Quote the data exactly, first line to the line containing "const persp = i => 1.5 + (i - 1.5) * kFloor;", with no pictures.

☆ ☆ ☆ ☆ ☆

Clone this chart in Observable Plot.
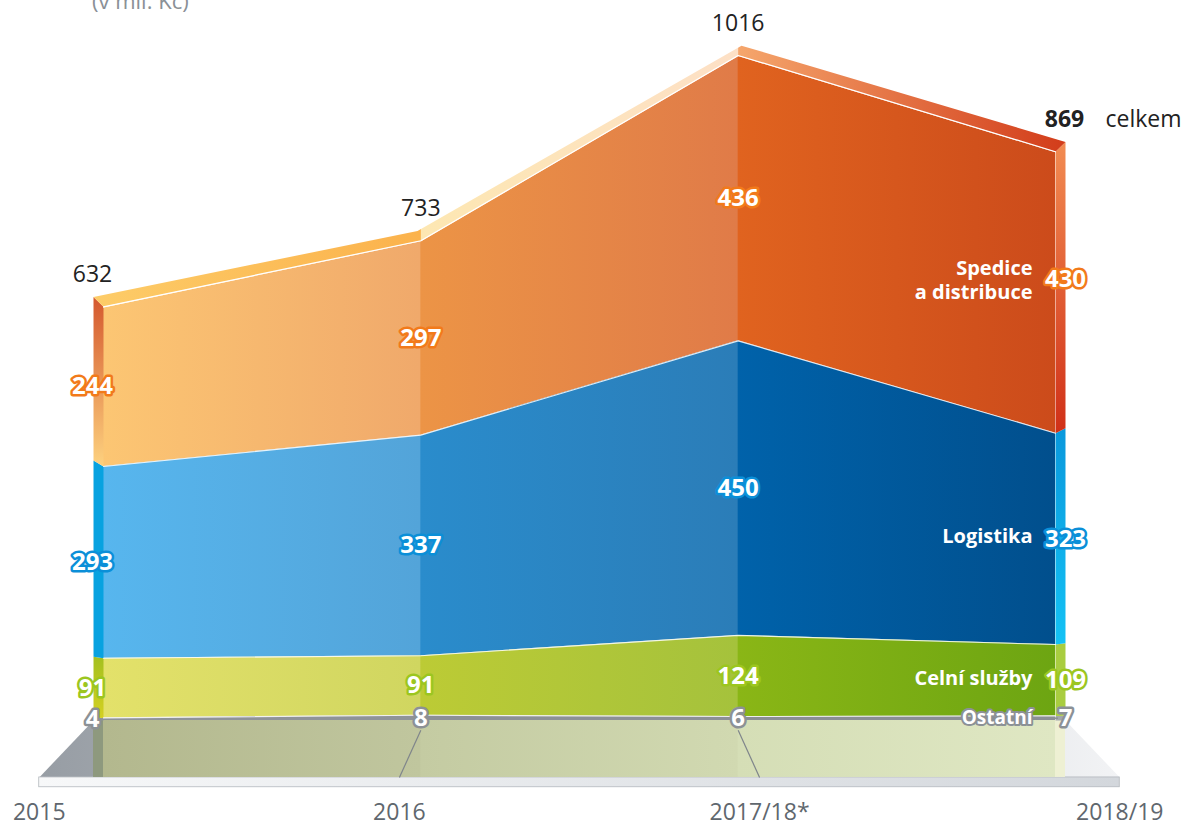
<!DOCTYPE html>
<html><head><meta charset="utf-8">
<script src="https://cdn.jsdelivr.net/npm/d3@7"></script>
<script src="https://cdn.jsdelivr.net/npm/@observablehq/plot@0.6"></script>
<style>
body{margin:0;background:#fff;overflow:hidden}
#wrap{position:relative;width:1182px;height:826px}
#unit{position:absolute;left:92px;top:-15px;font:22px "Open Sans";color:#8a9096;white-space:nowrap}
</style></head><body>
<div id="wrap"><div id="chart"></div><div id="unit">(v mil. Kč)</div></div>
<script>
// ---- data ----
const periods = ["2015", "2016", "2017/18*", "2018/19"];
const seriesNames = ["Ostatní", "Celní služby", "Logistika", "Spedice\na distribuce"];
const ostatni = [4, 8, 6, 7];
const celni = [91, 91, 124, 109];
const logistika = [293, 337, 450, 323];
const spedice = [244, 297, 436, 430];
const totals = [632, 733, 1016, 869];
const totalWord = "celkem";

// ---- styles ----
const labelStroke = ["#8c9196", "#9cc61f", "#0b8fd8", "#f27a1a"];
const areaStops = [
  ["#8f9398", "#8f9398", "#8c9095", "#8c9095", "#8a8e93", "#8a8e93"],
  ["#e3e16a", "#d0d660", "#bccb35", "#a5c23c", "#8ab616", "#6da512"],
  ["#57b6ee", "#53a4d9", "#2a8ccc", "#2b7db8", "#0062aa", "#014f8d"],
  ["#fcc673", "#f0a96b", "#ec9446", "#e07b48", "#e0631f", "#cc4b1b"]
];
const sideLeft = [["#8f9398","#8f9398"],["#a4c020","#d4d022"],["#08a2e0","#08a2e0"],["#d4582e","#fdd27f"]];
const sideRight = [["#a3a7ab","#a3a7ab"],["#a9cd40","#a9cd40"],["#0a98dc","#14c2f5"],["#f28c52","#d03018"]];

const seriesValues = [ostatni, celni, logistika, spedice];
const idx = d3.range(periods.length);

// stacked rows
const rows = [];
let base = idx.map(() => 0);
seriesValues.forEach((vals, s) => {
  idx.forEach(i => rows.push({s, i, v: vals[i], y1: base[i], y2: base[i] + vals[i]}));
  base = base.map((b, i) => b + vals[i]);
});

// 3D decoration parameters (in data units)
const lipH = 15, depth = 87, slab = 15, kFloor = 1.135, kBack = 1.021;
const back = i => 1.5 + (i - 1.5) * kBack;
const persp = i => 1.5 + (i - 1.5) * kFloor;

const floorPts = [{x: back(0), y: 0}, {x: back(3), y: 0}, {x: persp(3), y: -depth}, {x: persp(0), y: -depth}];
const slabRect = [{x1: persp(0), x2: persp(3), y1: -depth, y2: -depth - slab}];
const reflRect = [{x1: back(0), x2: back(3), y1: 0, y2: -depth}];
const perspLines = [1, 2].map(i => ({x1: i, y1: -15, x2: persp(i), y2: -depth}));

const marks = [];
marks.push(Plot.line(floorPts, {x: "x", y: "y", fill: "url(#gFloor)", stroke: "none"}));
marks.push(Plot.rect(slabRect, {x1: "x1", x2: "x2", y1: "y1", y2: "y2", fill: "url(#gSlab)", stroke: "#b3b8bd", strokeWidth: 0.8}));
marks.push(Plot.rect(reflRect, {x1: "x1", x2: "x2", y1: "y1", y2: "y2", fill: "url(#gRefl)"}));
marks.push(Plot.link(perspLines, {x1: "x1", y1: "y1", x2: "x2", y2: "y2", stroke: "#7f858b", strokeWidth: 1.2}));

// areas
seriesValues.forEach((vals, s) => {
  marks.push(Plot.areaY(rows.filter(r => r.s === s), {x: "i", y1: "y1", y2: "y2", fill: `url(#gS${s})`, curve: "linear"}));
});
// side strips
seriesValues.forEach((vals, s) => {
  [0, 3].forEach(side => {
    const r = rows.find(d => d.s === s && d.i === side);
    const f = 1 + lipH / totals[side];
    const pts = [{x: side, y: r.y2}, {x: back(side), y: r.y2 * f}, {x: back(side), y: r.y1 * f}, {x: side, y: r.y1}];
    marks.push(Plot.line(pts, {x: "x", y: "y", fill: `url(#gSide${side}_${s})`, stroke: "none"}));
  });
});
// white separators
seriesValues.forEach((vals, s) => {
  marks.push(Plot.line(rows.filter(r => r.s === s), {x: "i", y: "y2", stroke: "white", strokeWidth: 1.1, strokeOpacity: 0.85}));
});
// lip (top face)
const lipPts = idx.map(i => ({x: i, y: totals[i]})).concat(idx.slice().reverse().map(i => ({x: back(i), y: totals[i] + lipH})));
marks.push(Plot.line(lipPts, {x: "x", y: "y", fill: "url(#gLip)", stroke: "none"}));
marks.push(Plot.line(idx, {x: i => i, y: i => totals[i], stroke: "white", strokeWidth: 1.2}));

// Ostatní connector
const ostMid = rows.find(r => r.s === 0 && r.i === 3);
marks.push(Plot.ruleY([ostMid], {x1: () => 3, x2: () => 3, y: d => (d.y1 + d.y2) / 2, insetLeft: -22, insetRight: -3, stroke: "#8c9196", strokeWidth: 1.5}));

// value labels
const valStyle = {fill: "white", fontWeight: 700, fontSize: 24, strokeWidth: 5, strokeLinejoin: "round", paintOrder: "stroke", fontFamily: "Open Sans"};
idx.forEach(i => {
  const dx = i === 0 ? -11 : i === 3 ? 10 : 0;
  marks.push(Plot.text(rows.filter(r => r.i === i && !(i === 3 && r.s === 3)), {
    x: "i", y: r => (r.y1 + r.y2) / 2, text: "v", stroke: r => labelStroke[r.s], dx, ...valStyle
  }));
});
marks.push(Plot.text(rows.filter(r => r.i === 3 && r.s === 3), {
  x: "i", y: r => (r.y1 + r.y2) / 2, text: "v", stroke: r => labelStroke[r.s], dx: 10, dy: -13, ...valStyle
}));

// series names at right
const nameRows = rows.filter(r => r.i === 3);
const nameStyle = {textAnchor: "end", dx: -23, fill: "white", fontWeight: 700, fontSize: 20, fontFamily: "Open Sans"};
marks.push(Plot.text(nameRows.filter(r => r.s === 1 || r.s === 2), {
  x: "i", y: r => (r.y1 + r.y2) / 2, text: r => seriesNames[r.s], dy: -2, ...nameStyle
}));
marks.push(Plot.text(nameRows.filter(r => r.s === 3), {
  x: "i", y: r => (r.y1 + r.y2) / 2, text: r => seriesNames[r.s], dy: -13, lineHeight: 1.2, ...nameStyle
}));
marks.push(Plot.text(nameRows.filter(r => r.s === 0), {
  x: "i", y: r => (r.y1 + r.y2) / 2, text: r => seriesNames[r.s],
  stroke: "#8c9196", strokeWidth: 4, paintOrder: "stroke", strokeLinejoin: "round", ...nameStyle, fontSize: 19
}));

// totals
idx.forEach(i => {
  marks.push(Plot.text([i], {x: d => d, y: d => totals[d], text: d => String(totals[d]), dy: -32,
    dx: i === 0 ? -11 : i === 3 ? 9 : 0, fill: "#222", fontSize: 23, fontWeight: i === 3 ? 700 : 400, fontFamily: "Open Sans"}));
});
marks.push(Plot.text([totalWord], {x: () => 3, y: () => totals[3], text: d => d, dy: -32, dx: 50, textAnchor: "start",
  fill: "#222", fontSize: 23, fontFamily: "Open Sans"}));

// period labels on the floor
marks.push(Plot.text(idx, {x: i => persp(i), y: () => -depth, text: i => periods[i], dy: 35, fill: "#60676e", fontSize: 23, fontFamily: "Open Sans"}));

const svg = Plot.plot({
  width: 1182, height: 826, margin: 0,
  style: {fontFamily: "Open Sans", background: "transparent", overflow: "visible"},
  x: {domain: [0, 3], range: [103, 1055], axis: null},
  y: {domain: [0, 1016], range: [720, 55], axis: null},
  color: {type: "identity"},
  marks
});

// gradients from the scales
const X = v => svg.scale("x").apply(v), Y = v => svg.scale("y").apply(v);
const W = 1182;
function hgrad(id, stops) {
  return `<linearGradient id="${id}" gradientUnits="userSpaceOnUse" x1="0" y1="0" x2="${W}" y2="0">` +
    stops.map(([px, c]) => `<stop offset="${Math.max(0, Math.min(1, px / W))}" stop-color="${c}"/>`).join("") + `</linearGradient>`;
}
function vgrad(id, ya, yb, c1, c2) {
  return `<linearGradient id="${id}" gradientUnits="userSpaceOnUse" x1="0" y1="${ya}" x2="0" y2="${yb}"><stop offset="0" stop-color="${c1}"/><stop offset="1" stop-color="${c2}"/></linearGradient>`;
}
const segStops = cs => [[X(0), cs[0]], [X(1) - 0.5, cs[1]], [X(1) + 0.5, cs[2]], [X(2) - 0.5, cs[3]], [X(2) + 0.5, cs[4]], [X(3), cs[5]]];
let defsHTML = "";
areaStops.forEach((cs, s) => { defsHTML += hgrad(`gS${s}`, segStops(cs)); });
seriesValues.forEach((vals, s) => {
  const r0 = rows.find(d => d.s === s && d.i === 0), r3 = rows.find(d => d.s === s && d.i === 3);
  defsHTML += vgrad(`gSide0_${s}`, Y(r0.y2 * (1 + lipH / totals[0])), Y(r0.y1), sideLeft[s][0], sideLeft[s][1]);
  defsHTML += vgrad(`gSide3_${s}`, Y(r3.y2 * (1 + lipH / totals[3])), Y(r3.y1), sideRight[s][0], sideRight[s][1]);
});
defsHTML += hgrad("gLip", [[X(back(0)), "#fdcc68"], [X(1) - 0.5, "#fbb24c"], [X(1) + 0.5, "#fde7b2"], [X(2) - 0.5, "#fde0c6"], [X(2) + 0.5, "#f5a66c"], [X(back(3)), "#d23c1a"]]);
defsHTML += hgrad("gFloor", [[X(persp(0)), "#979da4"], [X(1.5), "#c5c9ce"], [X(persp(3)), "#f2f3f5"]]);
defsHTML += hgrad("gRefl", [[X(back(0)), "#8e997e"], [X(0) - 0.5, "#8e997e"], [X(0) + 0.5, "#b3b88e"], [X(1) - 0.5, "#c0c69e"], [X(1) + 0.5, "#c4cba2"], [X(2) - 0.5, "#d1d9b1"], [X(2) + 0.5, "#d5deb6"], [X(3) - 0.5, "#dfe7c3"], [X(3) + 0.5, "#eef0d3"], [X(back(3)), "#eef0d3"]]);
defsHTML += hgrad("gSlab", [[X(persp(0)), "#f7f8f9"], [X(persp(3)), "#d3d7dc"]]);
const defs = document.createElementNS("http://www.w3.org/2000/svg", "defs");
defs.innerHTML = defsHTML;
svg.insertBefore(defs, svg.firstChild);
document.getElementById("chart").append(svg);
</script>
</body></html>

☆ ☆ ☆ ☆ ☆

PROBLEM SOLUTION ->
Clone this chart in Observable Plot.
<!DOCTYPE html>
<html><head><meta charset="utf-8">
<script src="https://cdn.jsdelivr.net/npm/d3@7"></script>
<script src="https://cdn.jsdelivr.net/npm/@observablehq/plot@0.6"></script>
<style>
body{margin:0;background:#fff;overflow:hidden}
#wrap{position:relative;width:1182px;height:826px}
#unit{position:absolute;left:92px;top:-15px;font:22px "Open Sans";color:#8a9096;white-space:nowrap}
</style></head><body>
<div id="wrap"><div id="chart"></div><div id="unit">(v mil. Kč)</div></div>
<script>
// ---- data ----
const periods = ["2015", "2016", "2017/18*", "2018/19"];
const seriesNames = ["Ostatní", "Celní služby", "Logistika", "Spedice\na distribuce"];
const ostatni = [4, 8, 6, 7];
const celni = [91, 91, 124, 109];
const logistika = [293, 337, 450, 323];
const spedice = [244, 297, 436, 430];
const totals = [632, 733, 1016, 869];
const totalWord = "celkem";

// ---- styles ----
const labelStroke = ["#8c9196", "#9cc61f", "#0b8fd8", "#f27a1a"];
const areaStops = [
  ["#8f9398", "#8f9398", "#8c9095", "#8c9095", "#8a8e93", "#8a8e93"],
  ["#e3e16a", "#d0d660", "#bccb35", "#a5c23c", "#8ab616", "#6da512"],
  ["#57b6ee", "#53a4d9", "#2a8ccc", "#2b7db8", "#0062aa", "#014f8d"],
  ["#fcc673", "#f0a96b", "#ec9446", "#e07b48", "#e0631f", "#cc4b1b"]
];
const sideLeft = [["#8f9398","#8f9398"],["#a4c020","#d4d022"],["#08a2e0","#08a2e0"],["#d4582e","#fdd27f"]];
const sideRight = [["#a3a7ab","#a3a7ab"],["#a9cd40","#a9cd40"],["#0a98dc","#14c2f5"],["#f28c52","#d03018"]];

const seriesValues = [ostatni, celni, logistika, spedice];
const idx = d3.range(periods.length);

// stacked rows
const rows = [];
let base = idx.map(() => 0);
seriesValues.forEach((vals, s) => {
  idx.forEach(i => rows.push({s, i, v: vals[i], y1: base[i], y2: base[i] + vals[i]}));
  base = base.map((b, i) => b + vals[i]);
});

// 3D decoration parameters (in data units)
const lipH = 15, depth = 87, slab = 15, kFloor = 1.135, kBack = 1.021;
const back = i => 1.5 + (i - 1.5) * kBack;
const persp = i => 1.5 + (i - 1.5) * kFloor;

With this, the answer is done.